What follows is a set of records; restate each one word for word and drop the pictures.

** START OF RECORD EXTRACTS **

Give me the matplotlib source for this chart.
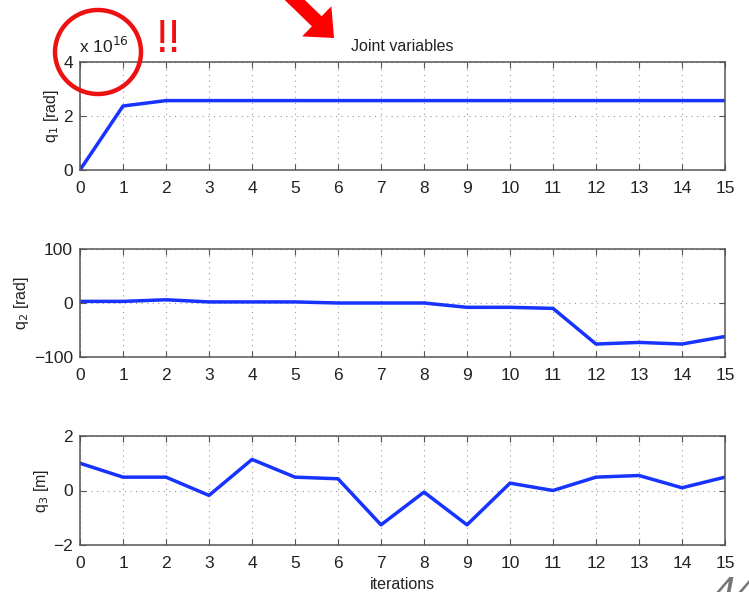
import numpy as np
import matplotlib
matplotlib.use("Agg")
import matplotlib.pyplot as plt
import matplotlib.patches as mpatches
from matplotlib.ticker import FuncFormatter

plt.rcParams['font.family'] = ['Liberation Sans', 'DejaVu Sans']

# data
iterations = list(range(16))
q1 = [0.0, 2.37e16, 2.57e16, 2.57e16, 2.57e16, 2.57e16, 2.57e16, 2.57e16,
      2.57e16, 2.57e16, 2.57e16, 2.57e16, 2.57e16, 2.57e16, 2.57e16, 2.57e16]
q2 = [3, 3, 6, 2, 2, 2, 0, 0, 0, -8, -8, -10, -76, -73, -76, -62]
q3 = [1.0, 0.49, 0.49, -0.18, 1.14, 0.49, 0.43, -1.26, -0.06, -1.26,
      0.27, 0.0, 0.49, 0.55, 0.1, 0.49]

ylabels = ['q$_1$ [rad]', 'q$_2$ [rad]', 'q$_3$ [m]']
yticks = [[0, 2e16, 4e16], [-100, 0, 100], [-2, 0, 2]]
ylims = [(0, 4e16), (-100, 100), (-2, 2)]

W, H = 749, 592
fig = plt.figure(figsize=(W / 100, H / 100), dpi=100)

# axes boxes in pixels: (left, top, right, bottom)
boxes = [(80, 62, 725, 170), (80, 249, 725, 357), (80, 436, 725, 545)]
line_col = '#1733ff'
txt_col = '#222222'

axes = []
for i, (l, t, r, b) in enumerate(boxes):
    ax = fig.add_axes([l / W, 1 - b / H, (r - l) / W, (b - t) / H])
    axes.append(ax)
    ax.plot(iterations, [q1, q2, q3][i], color=line_col, lw=2.5,
            solid_joinstyle='round')
    ax.set_xlim(0, 15)
    ax.set_ylim(*ylims[i])
    ax.set_xticks(iterations)
    ax.set_yticks(yticks[i])
    ax.grid(True, linestyle=(0, (1, 4)), color='#9a9a9a', linewidth=0.8)
    ax.tick_params(direction='in', length=4, width=0.8, top=True, right=True,
                   labelsize=12.5, colors='#555555', labelcolor=txt_col)
    ax.tick_params(axis='x', pad=8)
    ax.tick_params(axis='y', pad=5)
    for s in ax.spines.values():
        s.set_color('#555555')
        s.set_linewidth(1.1)
    ax.set_ylabel(ylabels[i], fontsize=11.5, color=txt_col, labelpad=2)

# q1 axis in units of 1e16, like MATLAB's exponent label
axes[0].yaxis.set_major_formatter(FuncFormatter(lambda v, p: '%g' % (v / 1e16)))
fig.text(79 / W, 1 - 53 / H, 'x 10$^{16}$', fontsize=12.5, color=txt_col)

axes[0].set_title('Joint variables', fontsize=11.5, color=txt_col, pad=8)
axes[2].set_xlabel('iterations', fontsize=11.5, color=txt_col, labelpad=4)

# red highlight: circle, "!!", arrow
circ = mpatches.Ellipse((98 / W, 1 - 52 / H), 86 / W, 84 / H,
                        transform=fig.transFigure, fill=False,
                        edgecolor='#ee1111', linewidth=3.2)
fig.add_artist(circ)
fig.text(169 / W, 1 - 52 / H, '!!', fontsize=33, color='#ee1111',
         ha='center', va='baseline')
arr = mpatches.FancyArrow(2.70, (H + 24) / 100, 0.64, -0.62,
                          width=0.14, head_width=0.42, head_length=0.24,
                          length_includes_head=True,
                          transform=fig.dpi_scale_trans,
                          color='#ff0000', linewidth=0)
fig.add_artist(arr)

# page number, cut off at the bottom edge as in the slide
fig.text(712 / W, -14 / H, '44', fontsize=30, style='italic',
         color='#777777', fontweight='light')

fig.savefig('out.png', dpi=100)
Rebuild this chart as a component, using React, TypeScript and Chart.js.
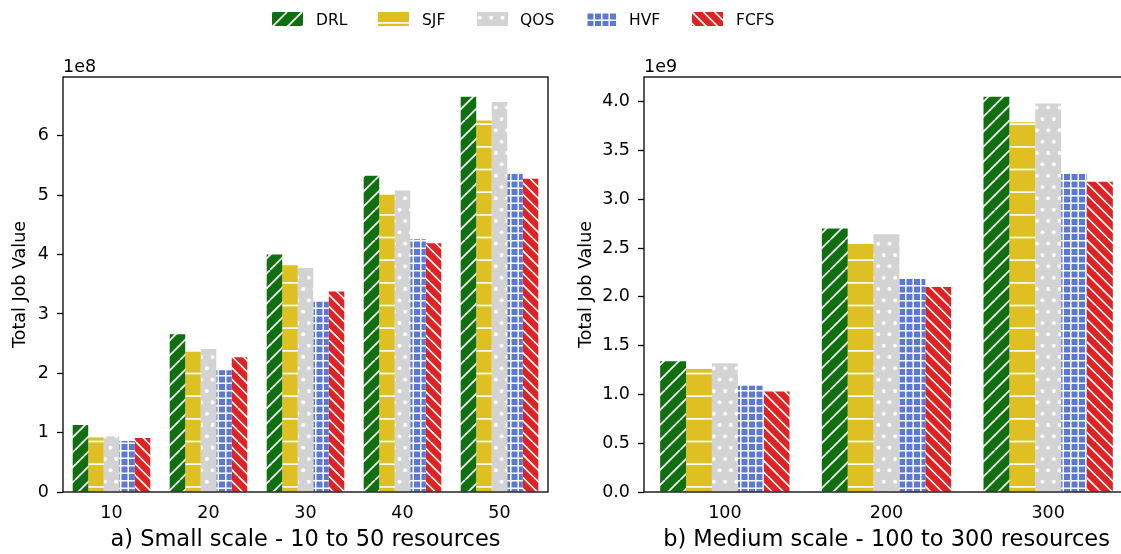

** END OF RECORD EXTRACTS **

* _COMPLETE OUTPUT_
Give me the matplotlib source for this chart.
import numpy as np
import matplotlib
matplotlib.use("Agg")
import matplotlib.pyplot as plt
import matplotlib.patches as mpatches
from matplotlib.ticker import FuncFormatter

plt.rcParams['font.family'] = ['Liberation Sans', 'DejaVu Sans']

# data
iterations = list(range(16))
q1 = [0.0, 2.37e16, 2.57e16, 2.57e16, 2.57e16, 2.57e16, 2.57e16, 2.57e16,
      2.57e16, 2.57e16, 2.57e16, 2.57e16, 2.57e16, 2.57e16, 2.57e16, 2.57e16]
q2 = [3, 3, 6, 2, 2, 2, 0, 0, 0, -8, -8, -10, -76, -73, -76, -62]
q3 = [1.0, 0.49, 0.49, -0.18, 1.14, 0.49, 0.43, -1.26, -0.06, -1.26,
      0.27, 0.0, 0.49, 0.55, 0.1, 0.49]

ylabels = ['q$_1$ [rad]', 'q$_2$ [rad]', 'q$_3$ [m]']
yticks = [[0, 2e16, 4e16], [-100, 0, 100], [-2, 0, 2]]
ylims = [(0, 4e16), (-100, 100), (-2, 2)]

W, H = 749, 592
fig = plt.figure(figsize=(W / 100, H / 100), dpi=100)

# axes boxes in pixels: (left, top, right, bottom)
boxes = [(80, 62, 725, 170), (80, 249, 725, 357), (80, 436, 725, 545)]
line_col = '#1733ff'
txt_col = '#222222'

axes = []
for i, (l, t, r, b) in enumerate(boxes):
    ax = fig.add_axes([l / W, 1 - b / H, (r - l) / W, (b - t) / H])
    axes.append(ax)
    ax.plot(iterations, [q1, q2, q3][i], color=line_col, lw=2.5,
            solid_joinstyle='round')
    ax.set_xlim(0, 15)
    ax.set_ylim(*ylims[i])
    ax.set_xticks(iterations)
    ax.set_yticks(yticks[i])
    ax.grid(True, linestyle=(0, (1, 4)), color='#9a9a9a', linewidth=0.8)
    ax.tick_params(direction='in', length=4, width=0.8, top=True, right=True,
                   labelsize=12.5, colors='#555555', labelcolor=txt_col)
    ax.tick_params(axis='x', pad=8)
    ax.tick_params(axis='y', pad=5)
    for s in ax.spines.values():
        s.set_color('#555555')
        s.set_linewidth(1.1)
    ax.set_ylabel(ylabels[i], fontsize=11.5, color=txt_col, labelpad=2)

# q1 axis in units of 1e16, like MATLAB's exponent label
axes[0].yaxis.set_major_formatter(FuncFormatter(lambda v, p: '%g' % (v / 1e16)))
fig.text(79 / W, 1 - 53 / H, 'x 10$^{16}$', fontsize=12.5, color=txt_col)

axes[0].set_title('Joint variables', fontsize=11.5, color=txt_col, pad=8)
axes[2].set_xlabel('iterations', fontsize=11.5, color=txt_col, labelpad=4)

# red highlight: circle, "!!", arrow
circ = mpatches.Ellipse((98 / W, 1 - 52 / H), 86 / W, 84 / H,
                        transform=fig.transFigure, fill=False,
                        edgecolor='#ee1111', linewidth=3.2)
fig.add_artist(circ)
fig.text(169 / W, 1 - 52 / H, '!!', fontsize=33, color='#ee1111',
         ha='center', va='baseline')
arr = mpatches.FancyArrow(2.70, (H + 24) / 100, 0.64, -0.62,
                          width=0.14, head_width=0.42, head_length=0.24,
                          length_includes_head=True,
                          transform=fig.dpi_scale_trans,
                          color='#ff0000', linewidth=0)
fig.add_artist(arr)

# page number, cut off at the bottom edge as in the slide
fig.text(712 / W, -14 / H, '44', fontsize=30, style='italic',
         color='#777777', fontweight='light')

fig.savefig('out.png', dpi=100)
Rebuild this chart as a component, using React, TypeScript and Chart.js.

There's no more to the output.